Tuesday, May 30, 2006

The Mutants

The Mutants has always been one of my favourite Target novelisations. That is a statement that can lead to disappointment, and by Kroll, it did this time.

I had a genuine struggle to get to the end of episode six. Performance-wise it's dreadful - some of the worst acting I've seen in DW so far from Cotton, a barely convincing display from Stubbs. They were such a cool, laconic duo in the novel.

And you wouldn't believe how much more impressive it all looked in my imagination. The Marshal was fat and compact, menacing like Mussolini instead of wobbly like Russell Grant. Skybase had wide silver metallic corridors, the Marshall's office was much bigger with a huge mural, Jaeger's lab was untidy and packed with equipment. Solos had hot steamy jungles, not cold misty forests. Even the Target cover picture looks better than the original story.

Giving the production its due: the Marshall is quite believable, even in his mad scenes. Jaeger is obviously played primarily as the cold, heartless experimenting SS doctor German scientist stereotype, whereas in the novel the untidy, bumbling Heinz Wolff German stereotype is to the fore. Given the impact of his actions on the Solonians, perhaps the former portrayal does in fact work better.

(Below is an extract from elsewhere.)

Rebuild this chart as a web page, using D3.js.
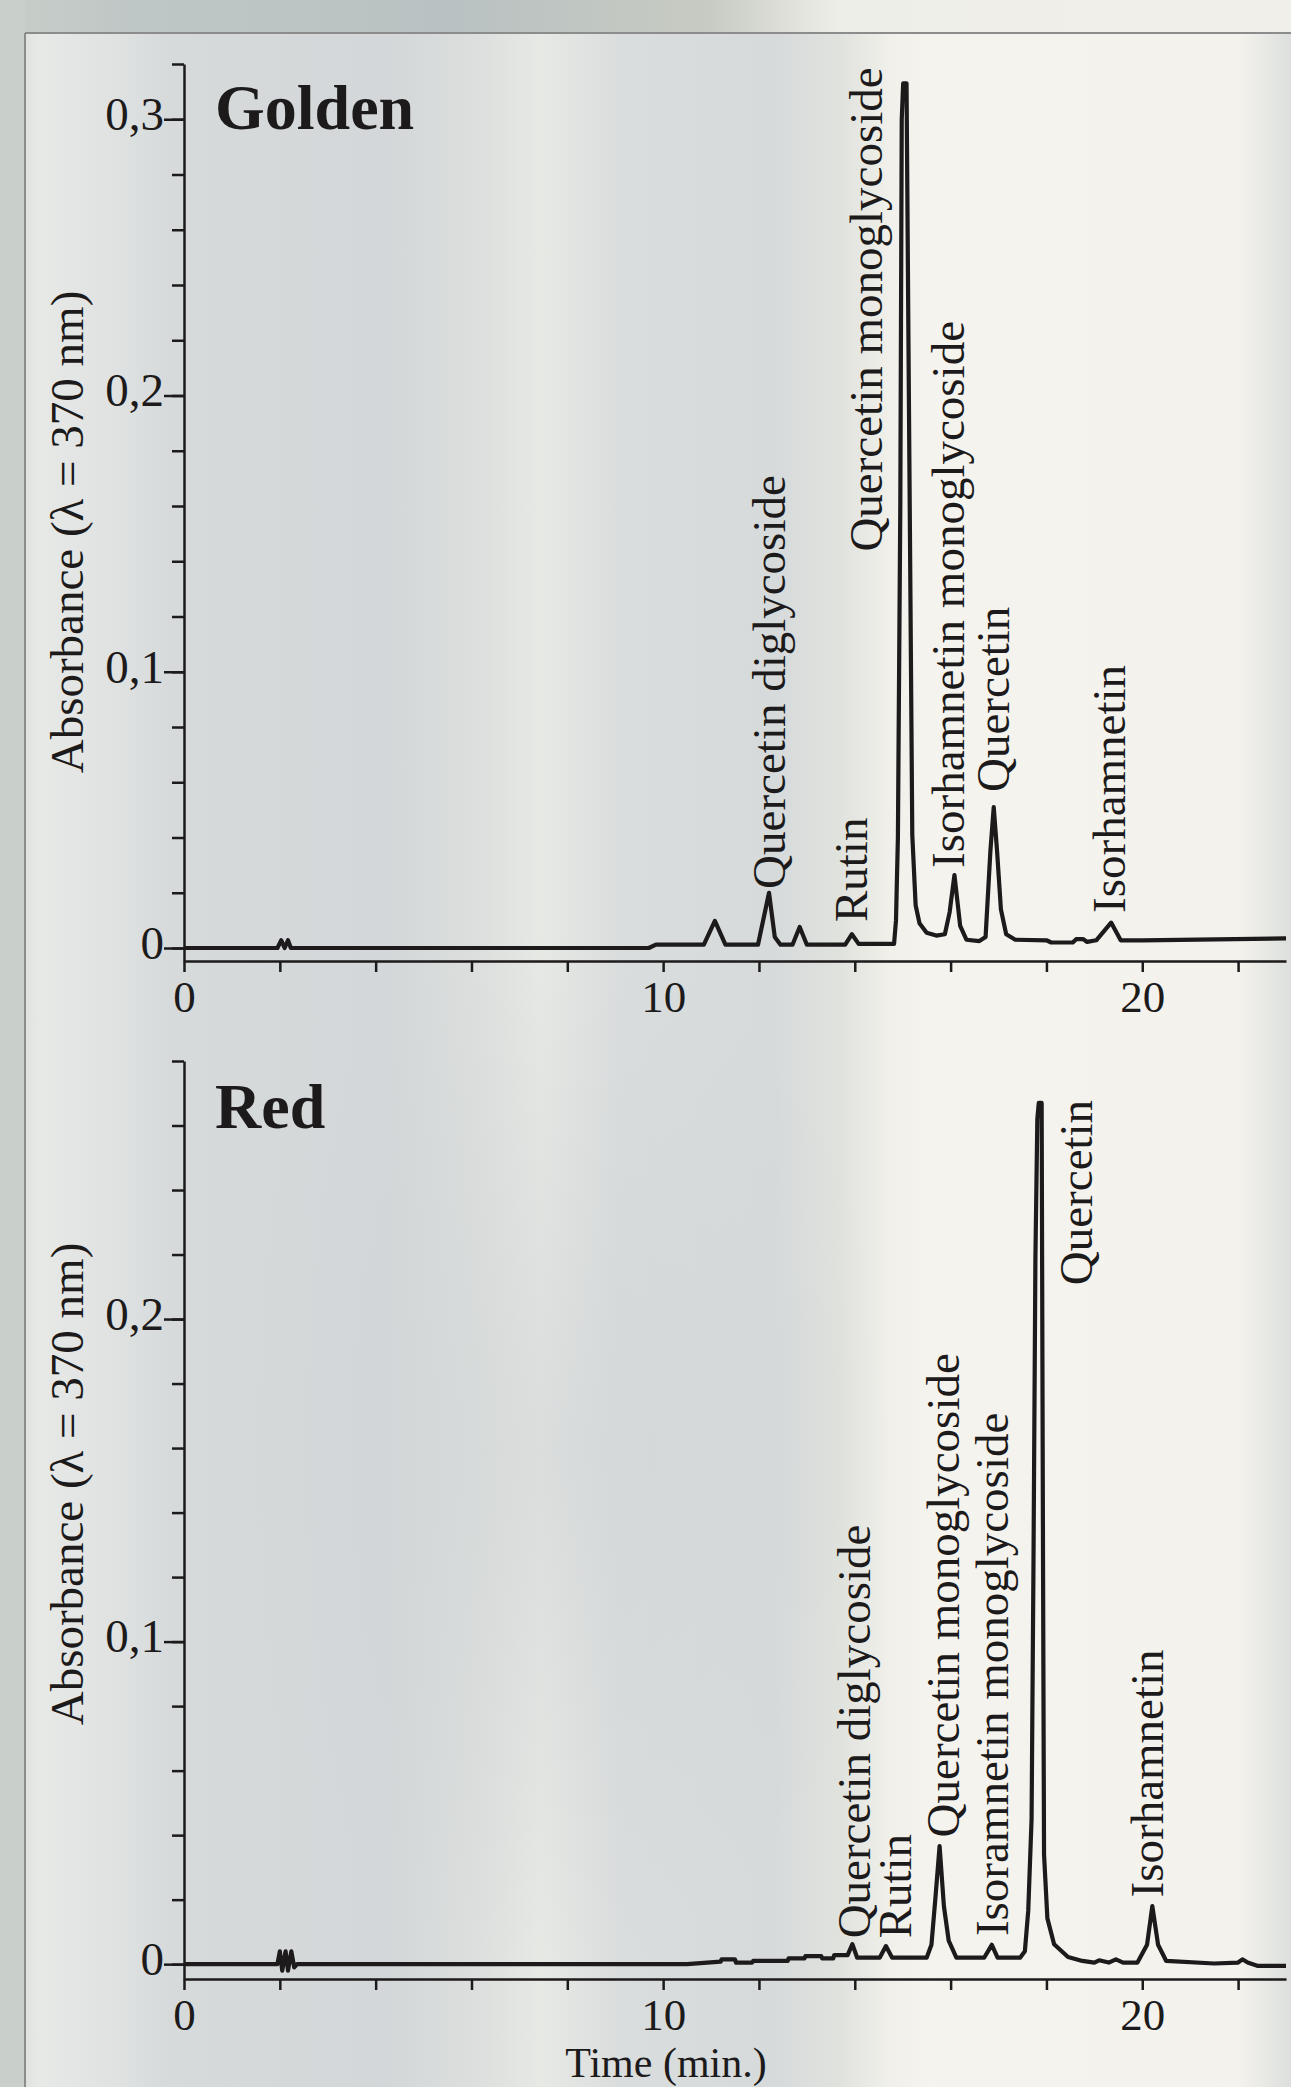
<!DOCTYPE html>
<html>
<head>
<meta charset="utf-8">
<script src="https://cdn.jsdelivr.net/npm/d3@7"></script>
<style>
  html, body { margin: 0; padding: 0; background: #dcdfdd; }
  svg { display: block; }
  text { font-family: "Liberation Serif", "Times New Roman", serif; fill: #1c1a1a; }
</style>
</head>
<body>
<script>
// ---------------- DATA ----------------
const panelNames = ["Golden", "Red"];

// Time ticks (min) and their labels
const timeTicks = [0, 2, 4, 6, 8, 10, 12, 14, 16, 18, 20, 22];
const timeTickLabels = ["0", "", "", "", "", "10", "", "", "", "", "20", ""];

// Absorbance ticks
const goldenMajorTicks = [0, 0.1, 0.2, 0.3];
const goldenMajorLabels = ["0", "0,1", "0,2", "0,3"];
const goldenMinorTicks = [0, 0.02, 0.04, 0.06, 0.08, 0.1, 0.12, 0.14, 0.16, 0.18, 0.2, 0.22, 0.24, 0.26, 0.28, 0.3, 0.32];
const redMajorTicks = [0, 0.1, 0.2];
const redMajorLabels = ["0", "0,1", "0,2"];
const redMinorTicks = [0, 0.02, 0.04, 0.06, 0.08, 0.1, 0.12, 0.14, 0.16, 0.18, 0.2, 0.22, 0.24, 0.26, 0.28];

// Chromatogram traces: [time (min), absorbance]
const goldenTrace = [
  [0,0],[1.95,0],[2.03,0.0028],[2.1,0],[2.17,0.0028],[2.23,0],[2.3,0],
  [9.7,0],[9.85,0.0012],[10.85,0.0012],[11.08,0.0098],[11.3,0.0012],
  [11.98,0.0012],[12.21,0.020],[12.33,0.004],[12.45,0.0012],
  [12.7,0.0012],[12.85,0.0076],[13.0,0.0012],
  [13.8,0.0012],[13.94,0.005],[14.08,0.0015],[14.82,0.0015],
  [14.86,0.01],[14.9,0.04],[14.95,0.16],[14.98,0.3],[15.01,0.313],[15.08,0.313],
  [15.12,0.22],[15.2,0.041],[15.27,0.0155],[15.35,0.009],[15.5,0.0055],[15.7,0.0045],
  [15.88,0.005],[15.98,0.013],[16.08,0.0264],[16.2,0.008],[16.33,0.003],[16.6,0.0025],
  [16.73,0.004],[16.83,0.035],[16.9,0.051],[16.97,0.035],[17.05,0.014],[17.16,0.005],[17.35,0.003],
  [18.0,0.0028],[18.1,0.002],[18.55,0.002],[18.62,0.0032],[18.77,0.0032],[18.85,0.0022],
  [19.04,0.0028],[19.35,0.0092],[19.55,0.0028],[20.0,0.0028],[23.0,0.0035]
];

const redTrace = [
  [0,0],[1.95,0],[2.0,0.004],[2.05,-0.002],[2.12,0.004],[2.17,-0.002],[2.24,0.004],[2.3,-0.001],[2.36,0],
  [10.5,0],[11.2,0.0008],[11.22,0.0015],[11.5,0.0015],[11.52,0.0005],[11.86,0.0005],[11.88,0.001],
  [12.6,0.001],[12.62,0.0018],[12.95,0.0018],[12.97,0.0025],[13.3,0.0025],[13.32,0.0018],
  [13.55,0.0018],[13.57,0.0028],[13.85,0.0028],[13.95,0.0062],[14.05,0.002],
  [14.52,0.002],[14.65,0.0056],[14.78,0.002],[15.5,0.002],
  [15.6,0.006],[15.68,0.02],[15.77,0.0366],[15.86,0.018],[15.96,0.0073],[16.12,0.002],
  [16.7,0.002],[16.86,0.006],[16.98,0.002],[17.45,0.002],
  [17.55,0.004],[17.62,0.0165],[17.69,0.045],[17.73,0.125],[17.77,0.219],[17.81,0.262],
  [17.84,0.267],[17.9,0.267],[17.93,0.12],[17.95,0.034],[18.02,0.0142],[18.16,0.0062],
  [18.45,0.0022],[18.75,0.001],[19.0,0.0005],[19.1,0.0012],[19.3,0.0005],[19.45,0.0015],
  [19.6,0.0005],[19.9,0.0005],[20.1,0.006],[20.21,0.018],[20.33,0.006],[20.5,0.001],
  [21.5,0.0002],[22.0,0.0005],[22.09,0.0015],[22.2,0.0005],[22.4,-0.0005],[23.0,-0.0005]
];

// Peak annotations (text, anchor time, anchor absorbance where the label starts)
const goldenLabels = ["Quercetin diglycoside", "Rutin", "Quercetin monoglycoside", "Isorhamnetin monoglycoside", "Quercetin", "Isorhamnetin"];
const goldenLabelTime = [12.55, 14.26, 14.56, 16.28, 17.21, 19.63];
const goldenLabelAbs = [0.0214, 0.0094, 0.1435, 0.029, 0.0565, 0.0127];

const redLabels = ["Quercetin diglycoside", "Rutin", "Quercetin monoglycoside", "Isoramnetin monoglycoside", "Quercetin", "Isorhamnetin"];
const redLabelTime = [14.31, 15.17, 16.17, 17.19, 18.95, 20.43];
const redLabelAbs = [0.008, 0.008, 0.0393, 0.0087, 0.2105, 0.0207];

const yTitle = "Absorbance (\u03bb = 370 nm)";
const xTitle = "Time (min.)";

// ---------------- DRAWING ----------------
const W = 1291, H = 2087;
const svg = d3.select("body").append("svg").attr("width", W).attr("height", H);
const ink = "#1c1a1a";
const FS = 47;

// background imitation of the blurred photo
const defs = svg.append("defs");
const g1 = defs.append("linearGradient").attr("id", "bg").attr("x1", 0).attr("x2", 1).attr("y1", 0).attr("y2", 0);
[[0, "#d2d7d4"], [0.03, "#e6e9e6"], [0.09, "#dfe2e1"], [0.13, "#d6dadb"], [0.3, "#d3d7d9"],
 [0.37, "#dcdfdd"], [0.42, "#e7e9e5"], [0.48, "#dadddd"], [0.6, "#d6dadb"], [0.65, "#e0e2dd"],
 [0.69, "#f1f0eb"], [0.72, "#f5f3ee"], [0.96, "#f4f2ed"], [1, "#dcdfdc"]]
  .forEach(([o, c]) => g1.append("stop").attr("offset", o).attr("stop-color", c));
const g2 = defs.append("radialGradient").attr("id", "blob").attr("cx", 0.5).attr("cy", 0.5).attr("r", 0.5);
g2.append("stop").attr("offset", 0).attr("stop-color", "#cfd3d5").attr("stop-opacity", 0.55);
g2.append("stop").attr("offset", 1).attr("stop-color", "#cfd3d5").attr("stop-opacity", 0);
const g3 = defs.append("linearGradient").attr("id", "outer").attr("x1", 0).attr("x2", 1);
[[0, "#c8cec9"], [0.1, "#bfc7c6"], [0.35, "#b9c1c2"], [0.55, "#c7cbc2"], [0.65, "#eeeee8"], [1, "#f1efea"]]
  .forEach(([o, c]) => g3.append("stop").attr("offset", o).attr("stop-color", c));

svg.append("rect").attr("width", W).attr("height", H).attr("fill", "url(#bg)");
svg.append("ellipse").attr("cx", 560).attr("cy", 1450).attr("rx", 330).attr("ry", 520).attr("fill", "url(#blob)");
svg.append("rect").attr("x", 0).attr("y", 0).attr("width", W).attr("height", 33).attr("fill", "url(#outer)");
svg.append("rect").attr("x", 0).attr("y", 0).attr("width", 25).attr("height", H).attr("fill", "#c9d0cb");
svg.append("line").attr("x1", 25).attr("x2", W).attr("y1", 33).attr("y2", 33).attr("stroke", "#8c8c8c").attr("stroke-width", 2);
svg.append("line").attr("x1", 25).attr("x2", 25).attr("y1", 33).attr("y2", H).attr("stroke", "#8c8c8c").attr("stroke-width", 2);

const x = d3.scaleLinear().domain([0, 23]).range([184, 1286]);

const panels = [
  { name: panelNames[0], trace: goldenTrace, yDomain: [-0.0047, 0.32], yRange: [961, 64],
    major: goldenMajorTicks, majorLabels: goldenMajorLabels, minor: goldenMinorTicks,
    labels: goldenLabels, lt: goldenLabelTime, la: goldenLabelAbs,
    nameY: 129, titleY: 532, showXTitle: false },
  { name: panelNames[1], trace: redTrace, yDomain: [-0.0046, 0.28], yRange: [1979, 1061],
    major: redMajorTicks, majorLabels: redMajorLabels, minor: redMinorTicks,
    labels: redLabels, lt: redLabelTime, la: redLabelAbs,
    nameY: 1128, titleY: 1484, showXTitle: true }
];

panels.forEach(p => {
  const y = d3.scaleLinear().domain(p.yDomain).range(p.yRange);
  const g = svg.append("g");
  const axisY0 = p.yRange[0];

  // y axis: minor ticks + domain
  const yMinor = g.append("g").attr("transform", `translate(${x(0)},0)`)
    .call(d3.axisLeft(y).tickValues(p.minor).tickSize(12).tickSizeOuter(0).tickFormat(""));
  // y axis: major ticks with labels
  const yMajor = g.append("g").attr("transform", `translate(${x(0)},0)`)
    .call(d3.axisLeft(y).tickValues(p.major).tickSize(20).tickSizeOuter(0).tickPadding(0)
      .tickFormat((d, i) => p.majorLabels[i]));
  yMajor.select(".domain").remove();
  [yMinor, yMajor].forEach(a => {
    a.selectAll("path, line").attr("stroke", ink).attr("stroke-width", 2.5);
    a.selectAll("text").attr("font-size", FS).attr("fill", ink)
      .attr("font-family", "Liberation Serif, Times New Roman, serif").attr("dy", "0.22em");
  });

  // x axis
  const xa = g.append("g").attr("transform", `translate(0,${axisY0})`)
    .call(d3.axisBottom(x).tickValues(timeTicks).tickSize(11).tickSizeOuter(0)
      .tickFormat((d, i) => timeTickLabels[i]));
  xa.selectAll("path, line").attr("stroke", ink).attr("stroke-width", 2.5);
  xa.selectAll("text").attr("font-size", 45).attr("fill", ink)
    .attr("font-family", "Liberation Serif, Times New Roman, serif")
    .attr("y", 51).attr("dy", 0);

  // trace
  const line = d3.line().x(d => x(d[0])).y(d => y(d[1])).curve(d3.curveLinear);
  g.append("path").datum(p.trace).attr("d", line)
    .attr("fill", "none").attr("stroke", ink).attr("stroke-width", 4.2)
    .attr("stroke-linejoin", "round").attr("stroke-linecap", "butt");

  // peak labels
  g.selectAll("text.peak").data(p.labels).join("text").attr("class", "peak")
    .attr("transform", (d, i) => `translate(${x(p.lt[i])},${y(p.la[i])}) rotate(-90)`)
    .attr("text-anchor", "start").attr("font-size", FS).text(d => d);

  // panel name
  g.append("text").attr("x", 215).attr("y", p.nameY).attr("font-size", 64)
    .attr("font-weight", "bold").text(p.name);

  // y title
  g.append("text").attr("transform", `translate(83,${p.titleY}) rotate(-90)`)
    .attr("text-anchor", "middle").attr("font-size", FS).text(yTitle);

  if (p.showXTitle) {
    g.append("text").attr("x", 666).attr("y", 2077).attr("text-anchor", "middle")
      .attr("font-size", 42).text(xTitle);
  }
});
</script>
</body>
</html>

Over on the Good Scientist side, Sondergaard is watchable, although there is a dreadful bit in his cave. It's shot across a table on which are various objects that he picks up and uses to illustrate his explanation to Jo and the Doctor. It's like a schools science programme.

A couple of aspects of the story are present in novel and video, but only stand out as awkward in the latter. The amount of Doctor/Jo separation (and consequent lack of fun interaction) in the story is very noticeable. And it's somehow much less plausible that Jaeger would fall for the 'Stand here and watch this circuit till it explodes' trick twice, when you actually see him doing it while the noise the circuit makes rises to an obviously dangerous pitch.

Crumbs of comfort: my imaginary Investigator was actually quite like Peter Howell, and the radiation cave wasn't too dissimilar to the original, except it didn't look so much like a vaulted brick cellar, and there were no CSO lines.

Suspension of disbelief rating: HIGH. Acting, Varan's wig, the lot. (Some of the location scenes are OK)

Overall rating: 2/5. I can't even mark this up for having an interesting central trope, because even that is explained so much better in the novel.